Butte
The gold rush in the early 1860s found people flocking to Butte. However the placer gold deposit quickly declined and the population of Butte with it. Miners turned inward and down, digging in search of the elusive metal instead of panning for it. In the process, a miner named Bill Farlin discovered silver ore. The silver rush breathed new vitality into Butte, but, frustratingly, once again the metal began to thin out. Instead, digging through the tunnels, the miners kept finding copper, at the time an utterly useless metal. Not long after the first major copper discoveries in Butte, Thomas Edison demonstrated how he could run an electric current through copper wire and light an entire city. Butte boomed once again. Over the next decades, the “Copper Kings”-William Andrews Clark, Marcus Daly, and F. Augustus Heinze-battled for control of Butte copper. Clark and Daly both sold out in 1900. Standard Oil became Butte's absentee landlord, robbing the city of the wealth and wealthy that had gathered around the Copper Kings. The Atlantic Richfield Company (ARCO) bought out Standard Oil and, in 1983, suspended mining in Butte.
As Montana's most industrialized city and, at one time, one of the largest cities west of the Mississippi, Butte has a character and history unique from other Montana communities. Immigrants from all over flocked to Butte, which has always given the city an eclectic, cosmopolitan feel. Early on, Butte developed a reputation for open, amoral living. Butte's historic Venus Alley was a thriving red light district for generations-in fact the Dumas, now a museum, operated as a bordello from 1890 to 1982, making it America's longest running house of prostitution. The battles of the Copper Kings, and later the supremacy of Anaconda Copper, corrupted every aspect of Montana life. The Kings and the company would pay extravagantly for anything they thought might help in their struggle. At one time every major newspaper, politician, and police force in the state was under the thumb of a Butte magnate.
In addition to savage capitalists, Butte developed a reputation as a breeding ground for unions. In fact, people often called Butte as the “Gibraltar of Unionism”. Like the Rock of Gibraltar, Butte unions stood strong against the tempests caused by capitalists. Given the industrial miner population, it should come as no surprise that the labor unions always pitted themselves against the company.
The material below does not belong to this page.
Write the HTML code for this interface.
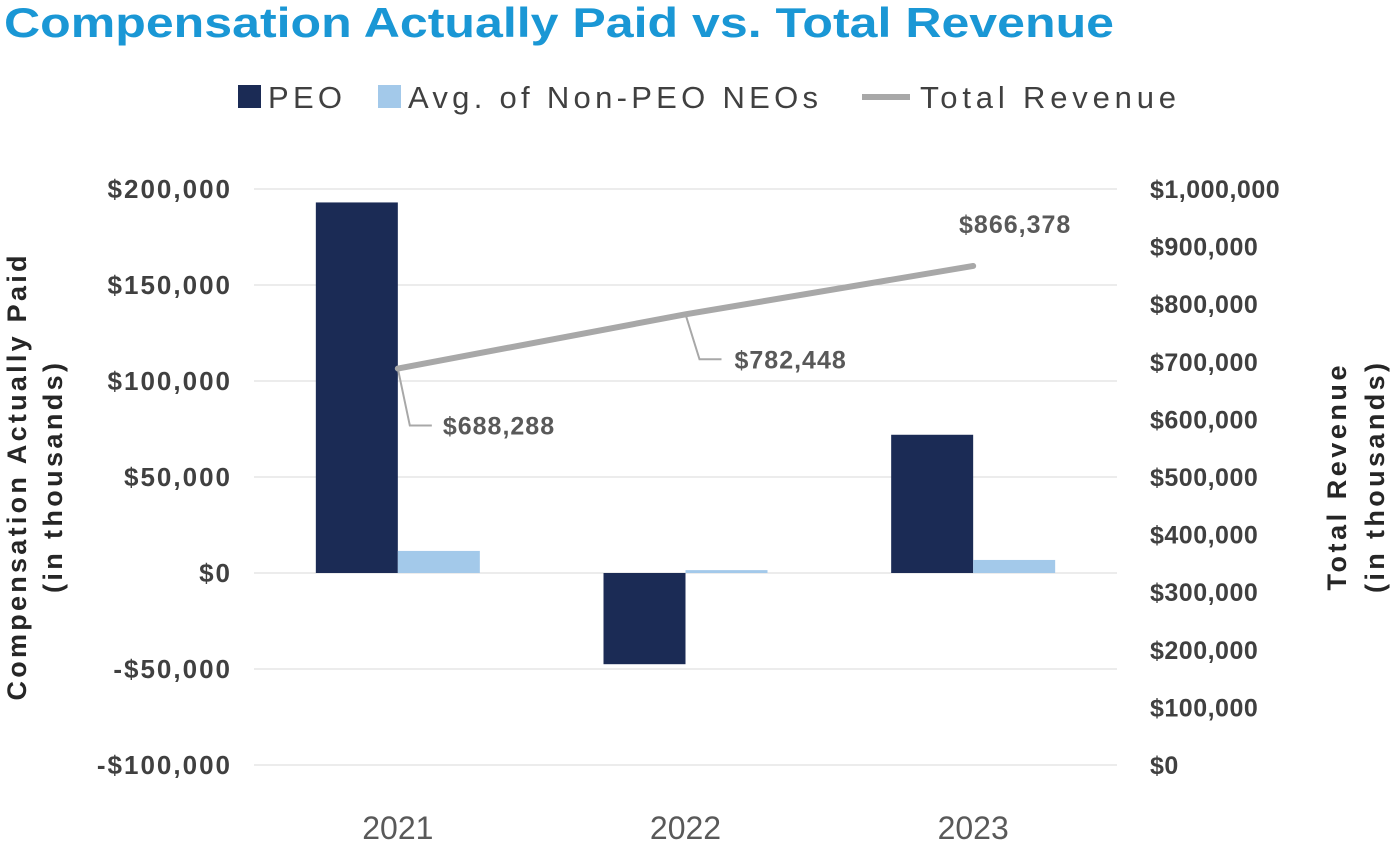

In return, the company always opposed the unions with everything it had, culminating in the 1917 lynching of IWW (Industrial Workers of the World) executive Frank Little, and the 1920 Anaconda Road Massacre of seventeen fleeing workers.
Today, Butte struggles with a history at once beautiful and tragic. The same forces that drew so many cultures together and shaped the town's unique character also pillaged the town, leaving empty gashes of earth where once there were thriving communities. Although Butte is still working through coming to terms with the environmental devastation caused by a century of mining, the town lives on, proud and resilient.